To do =
Reproduce all of the data below without alteration; exclude every picture.

Data extract =
+++

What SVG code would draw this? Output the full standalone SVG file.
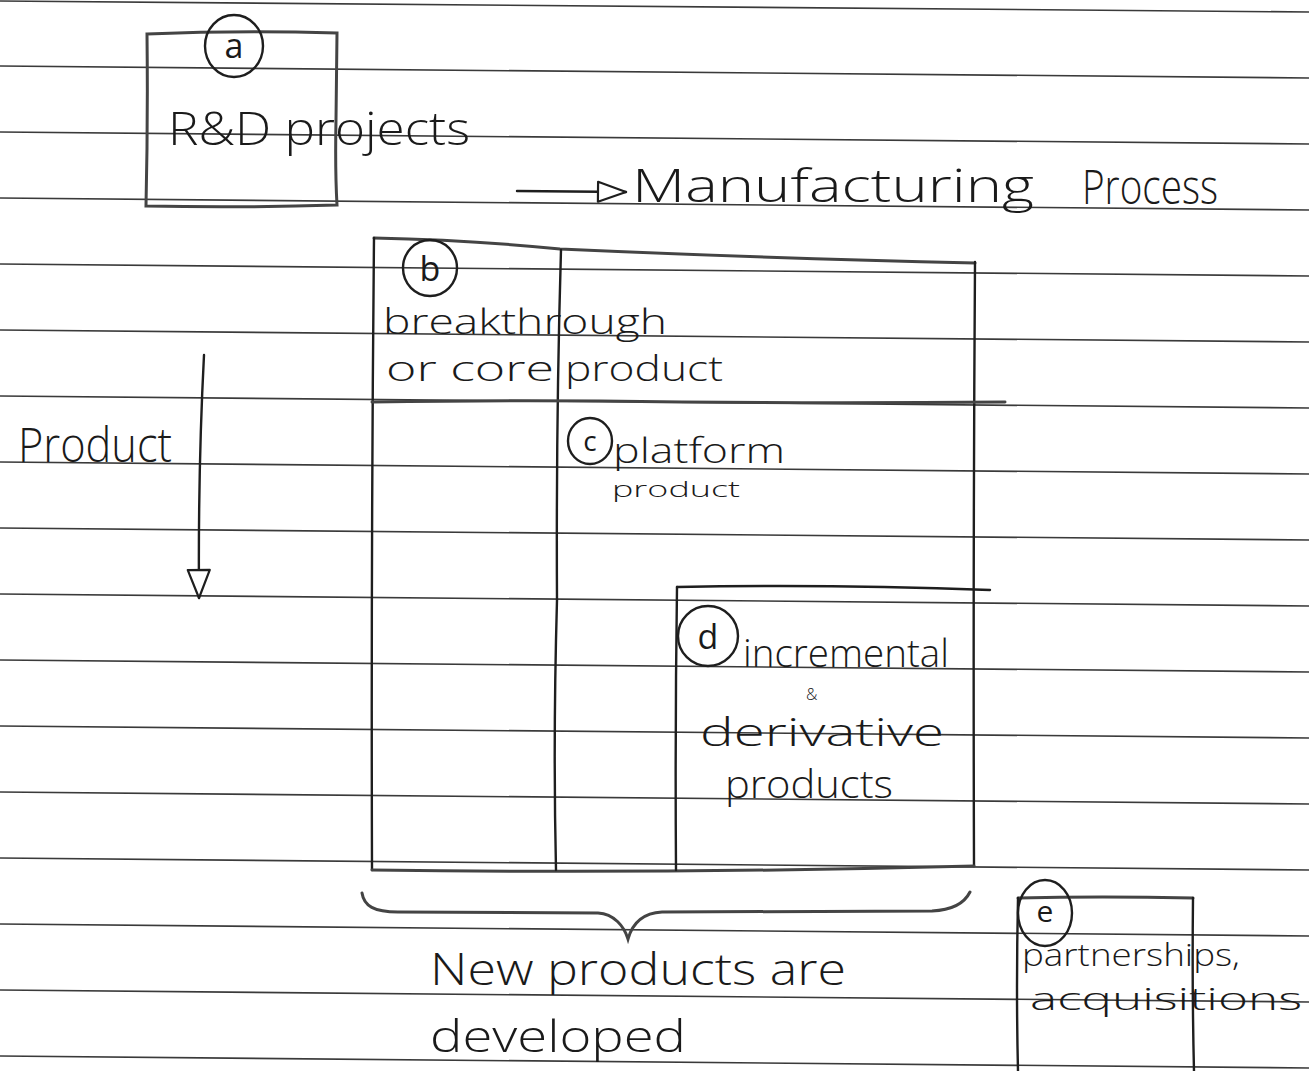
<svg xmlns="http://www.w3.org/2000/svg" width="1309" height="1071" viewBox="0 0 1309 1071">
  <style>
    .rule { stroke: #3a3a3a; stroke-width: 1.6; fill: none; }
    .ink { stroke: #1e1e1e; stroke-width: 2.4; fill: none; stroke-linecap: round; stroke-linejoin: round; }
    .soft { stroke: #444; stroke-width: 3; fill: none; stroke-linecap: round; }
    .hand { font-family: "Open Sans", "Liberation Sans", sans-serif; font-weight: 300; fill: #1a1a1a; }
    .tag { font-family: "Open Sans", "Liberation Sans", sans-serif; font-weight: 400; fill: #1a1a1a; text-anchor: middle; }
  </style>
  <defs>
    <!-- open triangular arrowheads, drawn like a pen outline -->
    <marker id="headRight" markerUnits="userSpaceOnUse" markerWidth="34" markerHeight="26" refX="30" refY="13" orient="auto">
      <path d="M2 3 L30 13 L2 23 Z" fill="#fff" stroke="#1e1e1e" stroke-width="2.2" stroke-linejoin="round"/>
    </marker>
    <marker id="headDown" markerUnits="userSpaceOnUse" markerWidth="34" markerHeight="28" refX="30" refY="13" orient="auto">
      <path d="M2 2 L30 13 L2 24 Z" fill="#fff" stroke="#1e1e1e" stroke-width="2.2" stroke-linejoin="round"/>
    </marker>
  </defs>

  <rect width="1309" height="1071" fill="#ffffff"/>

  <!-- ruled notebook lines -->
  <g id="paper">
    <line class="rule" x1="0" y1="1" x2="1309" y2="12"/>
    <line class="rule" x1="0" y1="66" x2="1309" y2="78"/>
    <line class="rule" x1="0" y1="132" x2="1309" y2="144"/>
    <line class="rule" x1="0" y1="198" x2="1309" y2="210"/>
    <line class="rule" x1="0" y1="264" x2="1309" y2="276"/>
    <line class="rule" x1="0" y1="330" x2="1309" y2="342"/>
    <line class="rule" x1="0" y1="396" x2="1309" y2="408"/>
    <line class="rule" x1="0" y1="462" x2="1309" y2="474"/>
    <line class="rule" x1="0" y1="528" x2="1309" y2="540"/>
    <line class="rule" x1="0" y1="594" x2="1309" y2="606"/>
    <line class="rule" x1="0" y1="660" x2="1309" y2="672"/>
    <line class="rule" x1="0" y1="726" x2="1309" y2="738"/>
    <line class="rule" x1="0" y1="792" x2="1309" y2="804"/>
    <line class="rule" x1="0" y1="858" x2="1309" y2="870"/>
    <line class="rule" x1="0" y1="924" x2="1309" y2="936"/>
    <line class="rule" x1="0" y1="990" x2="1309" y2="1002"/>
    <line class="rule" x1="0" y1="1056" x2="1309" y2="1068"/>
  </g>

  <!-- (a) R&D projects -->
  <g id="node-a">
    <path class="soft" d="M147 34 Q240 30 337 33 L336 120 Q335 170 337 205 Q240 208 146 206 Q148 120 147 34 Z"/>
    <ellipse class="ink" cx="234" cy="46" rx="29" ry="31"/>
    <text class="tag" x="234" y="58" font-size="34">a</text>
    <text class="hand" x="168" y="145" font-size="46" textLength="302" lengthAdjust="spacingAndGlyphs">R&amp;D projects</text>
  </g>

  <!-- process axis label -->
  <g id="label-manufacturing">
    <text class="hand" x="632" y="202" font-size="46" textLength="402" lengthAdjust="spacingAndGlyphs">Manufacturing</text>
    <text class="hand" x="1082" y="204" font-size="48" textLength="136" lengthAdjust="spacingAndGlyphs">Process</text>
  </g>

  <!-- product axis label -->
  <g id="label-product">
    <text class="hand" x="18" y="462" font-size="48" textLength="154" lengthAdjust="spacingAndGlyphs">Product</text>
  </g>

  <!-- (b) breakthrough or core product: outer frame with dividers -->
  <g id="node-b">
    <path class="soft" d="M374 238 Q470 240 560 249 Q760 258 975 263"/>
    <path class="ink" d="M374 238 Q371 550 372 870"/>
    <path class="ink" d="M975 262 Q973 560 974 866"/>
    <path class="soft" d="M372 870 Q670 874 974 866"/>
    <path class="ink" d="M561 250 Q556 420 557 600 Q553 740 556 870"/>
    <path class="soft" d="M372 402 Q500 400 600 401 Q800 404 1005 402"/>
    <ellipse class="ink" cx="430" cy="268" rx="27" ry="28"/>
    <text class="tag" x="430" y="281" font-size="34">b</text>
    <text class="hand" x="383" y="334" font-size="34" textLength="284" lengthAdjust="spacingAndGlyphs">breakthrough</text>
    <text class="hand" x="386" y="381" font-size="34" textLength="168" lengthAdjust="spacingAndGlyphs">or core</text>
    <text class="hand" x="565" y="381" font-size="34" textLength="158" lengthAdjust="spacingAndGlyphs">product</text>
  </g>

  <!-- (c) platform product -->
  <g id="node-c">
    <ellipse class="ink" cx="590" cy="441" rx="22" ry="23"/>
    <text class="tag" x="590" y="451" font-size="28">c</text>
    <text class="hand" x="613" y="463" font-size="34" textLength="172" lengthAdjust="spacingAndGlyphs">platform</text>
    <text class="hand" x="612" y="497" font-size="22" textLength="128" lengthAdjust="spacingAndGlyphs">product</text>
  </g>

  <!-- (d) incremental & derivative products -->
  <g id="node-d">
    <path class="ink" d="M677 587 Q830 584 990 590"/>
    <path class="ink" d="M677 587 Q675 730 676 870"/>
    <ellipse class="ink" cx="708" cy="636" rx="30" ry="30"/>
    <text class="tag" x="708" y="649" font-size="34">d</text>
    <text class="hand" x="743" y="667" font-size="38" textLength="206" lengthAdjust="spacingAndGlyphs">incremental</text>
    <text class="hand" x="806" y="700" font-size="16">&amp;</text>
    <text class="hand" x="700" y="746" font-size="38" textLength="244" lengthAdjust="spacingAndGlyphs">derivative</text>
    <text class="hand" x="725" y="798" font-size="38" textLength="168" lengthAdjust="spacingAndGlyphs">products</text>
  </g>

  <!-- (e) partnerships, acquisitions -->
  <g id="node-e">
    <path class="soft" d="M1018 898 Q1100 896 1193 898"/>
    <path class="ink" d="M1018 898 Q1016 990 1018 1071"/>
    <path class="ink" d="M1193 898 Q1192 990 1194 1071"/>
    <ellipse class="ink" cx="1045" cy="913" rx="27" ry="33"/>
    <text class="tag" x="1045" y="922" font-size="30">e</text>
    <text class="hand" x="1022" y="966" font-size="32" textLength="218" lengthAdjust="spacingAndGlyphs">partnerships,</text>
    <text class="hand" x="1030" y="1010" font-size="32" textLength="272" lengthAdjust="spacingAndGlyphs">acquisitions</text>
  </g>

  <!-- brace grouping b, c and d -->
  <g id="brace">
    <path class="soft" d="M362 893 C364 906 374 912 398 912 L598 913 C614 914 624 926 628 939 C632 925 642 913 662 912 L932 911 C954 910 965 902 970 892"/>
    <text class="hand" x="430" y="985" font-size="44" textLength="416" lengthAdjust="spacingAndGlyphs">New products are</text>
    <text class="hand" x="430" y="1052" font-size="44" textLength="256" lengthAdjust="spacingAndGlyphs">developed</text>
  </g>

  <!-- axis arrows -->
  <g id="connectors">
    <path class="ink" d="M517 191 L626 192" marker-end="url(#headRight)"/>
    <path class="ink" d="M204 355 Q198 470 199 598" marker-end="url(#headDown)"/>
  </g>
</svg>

+++

Exercise solution =
What SVG code would draw this? Output the full standalone SVG file.
<svg xmlns="http://www.w3.org/2000/svg" width="1309" height="1071" viewBox="0 0 1309 1071">
  <style>
    .rule { stroke: #3a3a3a; stroke-width: 1.6; fill: none; }
    .ink { stroke: #1e1e1e; stroke-width: 2.4; fill: none; stroke-linecap: round; stroke-linejoin: round; }
    .soft { stroke: #444; stroke-width: 3; fill: none; stroke-linecap: round; }
    .hand { font-family: "Open Sans", "Liberation Sans", sans-serif; font-weight: 300; fill: #1a1a1a; }
    .tag { font-family: "Open Sans", "Liberation Sans", sans-serif; font-weight: 400; fill: #1a1a1a; text-anchor: middle; }
  </style>
  <defs>
    <!-- open triangular arrowheads, drawn like a pen outline -->
    <marker id="headRight" markerUnits="userSpaceOnUse" markerWidth="34" markerHeight="26" refX="30" refY="13" orient="auto">
      <path d="M2 3 L30 13 L2 23 Z" fill="#fff" stroke="#1e1e1e" stroke-width="2.2" stroke-linejoin="round"/>
    </marker>
    <marker id="headDown" markerUnits="userSpaceOnUse" markerWidth="34" markerHeight="28" refX="30" refY="13" orient="auto">
      <path d="M2 2 L30 13 L2 24 Z" fill="#fff" stroke="#1e1e1e" stroke-width="2.2" stroke-linejoin="round"/>
    </marker>
  </defs>

  <rect width="1309" height="1071" fill="#ffffff"/>

  <!-- ruled notebook lines -->
  <g id="paper">
    <line class="rule" x1="0" y1="1" x2="1309" y2="12"/>
    <line class="rule" x1="0" y1="66" x2="1309" y2="78"/>
    <line class="rule" x1="0" y1="132" x2="1309" y2="144"/>
    <line class="rule" x1="0" y1="198" x2="1309" y2="210"/>
    <line class="rule" x1="0" y1="264" x2="1309" y2="276"/>
    <line class="rule" x1="0" y1="330" x2="1309" y2="342"/>
    <line class="rule" x1="0" y1="396" x2="1309" y2="408"/>
    <line class="rule" x1="0" y1="462" x2="1309" y2="474"/>
    <line class="rule" x1="0" y1="528" x2="1309" y2="540"/>
    <line class="rule" x1="0" y1="594" x2="1309" y2="606"/>
    <line class="rule" x1="0" y1="660" x2="1309" y2="672"/>
    <line class="rule" x1="0" y1="726" x2="1309" y2="738"/>
    <line class="rule" x1="0" y1="792" x2="1309" y2="804"/>
    <line class="rule" x1="0" y1="858" x2="1309" y2="870"/>
    <line class="rule" x1="0" y1="924" x2="1309" y2="936"/>
    <line class="rule" x1="0" y1="990" x2="1309" y2="1002"/>
    <line class="rule" x1="0" y1="1056" x2="1309" y2="1068"/>
  </g>

  <!-- (a) R&D projects -->
  <g id="node-a">
    <path class="soft" d="M147 34 Q240 30 337 33 L336 120 Q335 170 337 205 Q240 208 146 206 Q148 120 147 34 Z"/>
    <ellipse class="ink" cx="234" cy="46" rx="29" ry="31"/>
    <text class="tag" x="234" y="58" font-size="34">a</text>
    <text class="hand" x="168" y="145" font-size="46" textLength="302" lengthAdjust="spacingAndGlyphs">R&amp;D projects</text>
  </g>

  <!-- process axis label -->
  <g id="label-manufacturing">
    <text class="hand" x="632" y="202" font-size="46" textLength="402" lengthAdjust="spacingAndGlyphs">Manufacturing</text>
    <text class="hand" x="1082" y="204" font-size="48" textLength="136" lengthAdjust="spacingAndGlyphs">Process</text>
  </g>

  <!-- product axis label -->
  <g id="label-product">
    <text class="hand" x="18" y="462" font-size="48" textLength="154" lengthAdjust="spacingAndGlyphs">Product</text>
  </g>

  <!-- (b) breakthrough or core product: outer frame with dividers -->
  <g id="node-b">
    <path class="soft" d="M374 238 Q470 240 560 249 Q760 258 975 263"/>
    <path class="ink" d="M374 238 Q371 550 372 870"/>
    <path class="ink" d="M975 262 Q973 560 974 866"/>
    <path class="soft" d="M372 870 Q670 874 974 866"/>
    <path class="ink" d="M561 250 Q556 420 557 600 Q553 740 556 870"/>
    <path class="soft" d="M372 402 Q500 400 600 401 Q800 404 1005 402"/>
    <ellipse class="ink" cx="430" cy="268" rx="27" ry="28"/>
    <text class="tag" x="430" y="281" font-size="34">b</text>
    <text class="hand" x="383" y="334" font-size="34" textLength="284" lengthAdjust="spacingAndGlyphs">breakthrough</text>
    <text class="hand" x="386" y="381" font-size="34" textLength="168" lengthAdjust="spacingAndGlyphs">or core</text>
    <text class="hand" x="565" y="381" font-size="34" textLength="158" lengthAdjust="spacingAndGlyphs">product</text>
  </g>

  <!-- (c) platform product -->
  <g id="node-c">
    <ellipse class="ink" cx="590" cy="441" rx="22" ry="23"/>
    <text class="tag" x="590" y="451" font-size="28">c</text>
    <text class="hand" x="613" y="463" font-size="34" textLength="172" lengthAdjust="spacingAndGlyphs">platform</text>
    <text class="hand" x="612" y="497" font-size="22" textLength="128" lengthAdjust="spacingAndGlyphs">product</text>
  </g>

  <!-- (d) incremental & derivative products -->
  <g id="node-d">
    <path class="ink" d="M677 587 Q830 584 990 590"/>
    <path class="ink" d="M677 587 Q675 730 676 870"/>
    <ellipse class="ink" cx="708" cy="636" rx="30" ry="30"/>
    <text class="tag" x="708" y="649" font-size="34">d</text>
    <text class="hand" x="743" y="667" font-size="38" textLength="206" lengthAdjust="spacingAndGlyphs">incremental</text>
    <text class="hand" x="806" y="700" font-size="16">&amp;</text>
    <text class="hand" x="700" y="746" font-size="38" textLength="244" lengthAdjust="spacingAndGlyphs">derivative</text>
    <text class="hand" x="725" y="798" font-size="38" textLength="168" lengthAdjust="spacingAndGlyphs">products</text>
  </g>

  <!-- (e) partnerships, acquisitions -->
  <g id="node-e">
    <path class="soft" d="M1018 898 Q1100 896 1193 898"/>
    <path class="ink" d="M1018 898 Q1016 990 1018 1071"/>
    <path class="ink" d="M1193 898 Q1192 990 1194 1071"/>
    <ellipse class="ink" cx="1045" cy="913" rx="27" ry="33"/>
    <text class="tag" x="1045" y="922" font-size="30">e</text>
    <text class="hand" x="1022" y="966" font-size="32" textLength="218" lengthAdjust="spacingAndGlyphs">partnerships,</text>
    <text class="hand" x="1030" y="1010" font-size="32" textLength="272" lengthAdjust="spacingAndGlyphs">acquisitions</text>
  </g>

  <!-- brace grouping b, c and d -->
  <g id="brace">
    <path class="soft" d="M362 893 C364 906 374 912 398 912 L598 913 C614 914 624 926 628 939 C632 925 642 913 662 912 L932 911 C954 910 965 902 970 892"/>
    <text class="hand" x="430" y="985" font-size="44" textLength="416" lengthAdjust="spacingAndGlyphs">New products are</text>
    <text class="hand" x="430" y="1052" font-size="44" textLength="256" lengthAdjust="spacingAndGlyphs">developed</text>
  </g>

  <!-- axis arrows -->
  <g id="connectors">
    <path class="ink" d="M517 191 L626 192" marker-end="url(#headRight)"/>
    <path class="ink" d="M204 355 Q198 470 199 598" marker-end="url(#headDown)"/>
  </g>
</svg>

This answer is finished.